● **Exercise objective**:
Skip the pictures. Reproduce all other material exactly.
--
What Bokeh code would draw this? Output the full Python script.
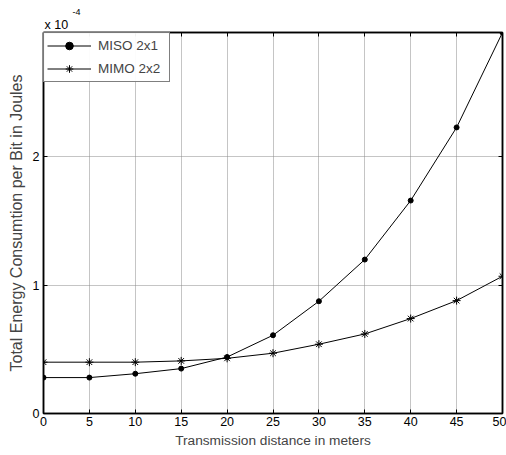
from bokeh.plotting import figure
from bokeh.models import Range1d, FixedTicker, Title, LinearAxis, Legend, LegendItem
from bokeh.embed import file_html
from bokeh.resources import INLINE

distance = [0, 5, 10, 15, 20, 25, 30, 35, 40, 45, 50]
miso_2x1 = [0.28, 0.28, 0.31, 0.35, 0.44, 0.61, 0.875, 1.20, 1.66, 2.23, 2.97]  # x 1e-4 J
mimo_2x2 = [0.40, 0.40, 0.40, 0.41, 0.43, 0.47, 0.54, 0.62, 0.74, 0.88, 1.07]  # x 1e-4 J
x_ticks = [0, 5, 10, 15, 20, 25, 30, 35, 40, 45, 50]
y_ticks = [0, 1, 2]

FONT = "Liberation Sans"

p = figure(width=506, height=455, output_backend="svg", toolbar_location=None, title=None,
           x_range=Range1d(0, 50), y_range=Range1d(0, 2.97),
           min_border_left=43, min_border_right=4, min_border_top=32, min_border_bottom=42)
p.outline_line_color = "black"
p.outline_line_width = 1.5
p.background_fill_color = "white"

p.add_layout(LinearAxis(), "above")
p.add_layout(LinearAxis(), "right")

for ax in p.axis:
    ax.major_tick_in = 4
    ax.major_tick_out = 0
    ax.minor_tick_line_color = None
    ax.axis_line_width = 1.5
    ax.major_label_text_font = FONT
    ax.major_label_text_font_size = "12.5px"
    ax.major_label_text_color = "black"
    ax.axis_label_text_font = FONT
    ax.axis_label_text_font_style = "normal"
for ax in p.xaxis:
    ax.ticker = FixedTicker(ticks=x_ticks)
for ax in p.yaxis:
    ax.ticker = FixedTicker(ticks=y_ticks)
p.above[0].major_label_overrides = {t: "" for t in x_ticks}
p.right[0].major_label_overrides = {t: "" for t in y_ticks}
p.above[0].major_label_standoff = 0
p.right[0].major_label_standoff = 0
p.below[0].major_label_standoff = 3
p.left[0].major_label_standoff = 4
p.below[0].axis_label = "Transmission distance in meters"
p.below[0].axis_label_text_font_size = "13.7px"
p.below[0].axis_label_standoff = 4
p.left[0].axis_label = "Total Energy Consumtion per Bit in Joules"
p.left[0].axis_label_text_font_size = "16px"
p.left[0].axis_label_standoff = 5

p.xgrid.ticker = FixedTicker(ticks=x_ticks)
p.ygrid.ticker = FixedTicker(ticks=y_ticks)
for g in (p.xgrid[0], p.ygrid[0]):
    g.grid_line_color = "#8a8a8a"
    g.grid_line_dash = "1 1"
    g.grid_line_width = 1

l1 = p.line(distance, miso_2x1, line_color="black", line_width=1)
m1 = p.scatter(distance, miso_2x1, marker="circle", size=5, fill_color="black", line_color="black")
l2 = p.line(distance, mimo_2x2, line_color="black", line_width=1)
m2 = p.scatter(distance, mimo_2x2, marker="asterisk", size=8, line_color="black")

legend = Legend(items=[LegendItem(label="MISO 2x1", renderers=[l1, m1]),
                       LegendItem(label="MIMO 2x2", renderers=[l2, m2])],
                location="top_left", margin=0, padding=3, spacing=4,
                glyph_width=44, glyph_height=19, label_standoff=7, label_height=19,
                label_width=68,
                border_line_color="black", border_line_width=1,
                label_text_font=FONT, label_text_font_size="13.5px")
p.add_layout(legend)

p.add_layout(Title(text="x 10", align="left", offset=1, standoff=2,
                   text_font=FONT, text_font_size="12.5px", text_font_style="normal",
                   text_color="black", text_line_height=1.0), "above")
p.add_layout(Title(text="-4", align="left", offset=29, standoff=0,
                   text_font=FONT, text_font_size="9px", text_font_style="normal",
                   text_color="black", text_line_height=1.0), "above")

open("out.html", "w").write(file_html(p, INLINE))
--
● **Exercise solution**:
What Bokeh code would draw this? Output the full Python script.
from bokeh.plotting import figure
from bokeh.models import Range1d, FixedTicker, Title, LinearAxis, Legend, LegendItem
from bokeh.embed import file_html
from bokeh.resources import INLINE

distance = [0, 5, 10, 15, 20, 25, 30, 35, 40, 45, 50]
miso_2x1 = [0.28, 0.28, 0.31, 0.35, 0.44, 0.61, 0.875, 1.20, 1.66, 2.23, 2.97]  # x 1e-4 J
mimo_2x2 = [0.40, 0.40, 0.40, 0.41, 0.43, 0.47, 0.54, 0.62, 0.74, 0.88, 1.07]  # x 1e-4 J
x_ticks = [0, 5, 10, 15, 20, 25, 30, 35, 40, 45, 50]
y_ticks = [0, 1, 2]

FONT = "Liberation Sans"

p = figure(width=506, height=455, output_backend="svg", toolbar_location=None, title=None,
           x_range=Range1d(0, 50), y_range=Range1d(0, 2.97),
           min_border_left=43, min_border_right=4, min_border_top=32, min_border_bottom=42)
p.outline_line_color = "black"
p.outline_line_width = 1.5
p.background_fill_color = "white"

p.add_layout(LinearAxis(), "above")
p.add_layout(LinearAxis(), "right")

for ax in p.axis:
    ax.major_tick_in = 4
    ax.major_tick_out = 0
    ax.minor_tick_line_color = None
    ax.axis_line_width = 1.5
    ax.major_label_text_font = FONT
    ax.major_label_text_font_size = "12.5px"
    ax.major_label_text_color = "black"
    ax.axis_label_text_font = FONT
    ax.axis_label_text_font_style = "normal"
for ax in p.xaxis:
    ax.ticker = FixedTicker(ticks=x_ticks)
for ax in p.yaxis:
    ax.ticker = FixedTicker(ticks=y_ticks)
p.above[0].major_label_overrides = {t: "" for t in x_ticks}
p.right[0].major_label_overrides = {t: "" for t in y_ticks}
p.above[0].major_label_standoff = 0
p.right[0].major_label_standoff = 0
p.below[0].major_label_standoff = 3
p.left[0].major_label_standoff = 4
p.below[0].axis_label = "Transmission distance in meters"
p.below[0].axis_label_text_font_size = "13.7px"
p.below[0].axis_label_standoff = 4
p.left[0].axis_label = "Total Energy Consumtion per Bit in Joules"
p.left[0].axis_label_text_font_size = "16px"
p.left[0].axis_label_standoff = 5

p.xgrid.ticker = FixedTicker(ticks=x_ticks)
p.ygrid.ticker = FixedTicker(ticks=y_ticks)
for g in (p.xgrid[0], p.ygrid[0]):
    g.grid_line_color = "#8a8a8a"
    g.grid_line_dash = "1 1"
    g.grid_line_width = 1

l1 = p.line(distance, miso_2x1, line_color="black", line_width=1)
m1 = p.scatter(distance, miso_2x1, marker="circle", size=5, fill_color="black", line_color="black")
l2 = p.line(distance, mimo_2x2, line_color="black", line_width=1)
m2 = p.scatter(distance, mimo_2x2, marker="asterisk", size=8, line_color="black")

legend = Legend(items=[LegendItem(label="MISO 2x1", renderers=[l1, m1]),
                       LegendItem(label="MIMO 2x2", renderers=[l2, m2])],
                location="top_left", margin=0, padding=3, spacing=4,
                glyph_width=44, glyph_height=19, label_standoff=7, label_height=19,
                label_width=68,
                border_line_color="black", border_line_width=1,
                label_text_font=FONT, label_text_font_size="13.5px")
p.add_layout(legend)

p.add_layout(Title(text="x 10", align="left", offset=1, standoff=2,
                   text_font=FONT, text_font_size="12.5px", text_font_style="normal",
                   text_color="black", text_line_height=1.0), "above")
p.add_layout(Title(text="-4", align="left", offset=29, standoff=0,
                   text_font=FONT, text_font_size="9px", text_font_style="normal",
                   text_color="black", text_line_height=1.0), "above")

open("out.html", "w").write(file_html(p, INLINE))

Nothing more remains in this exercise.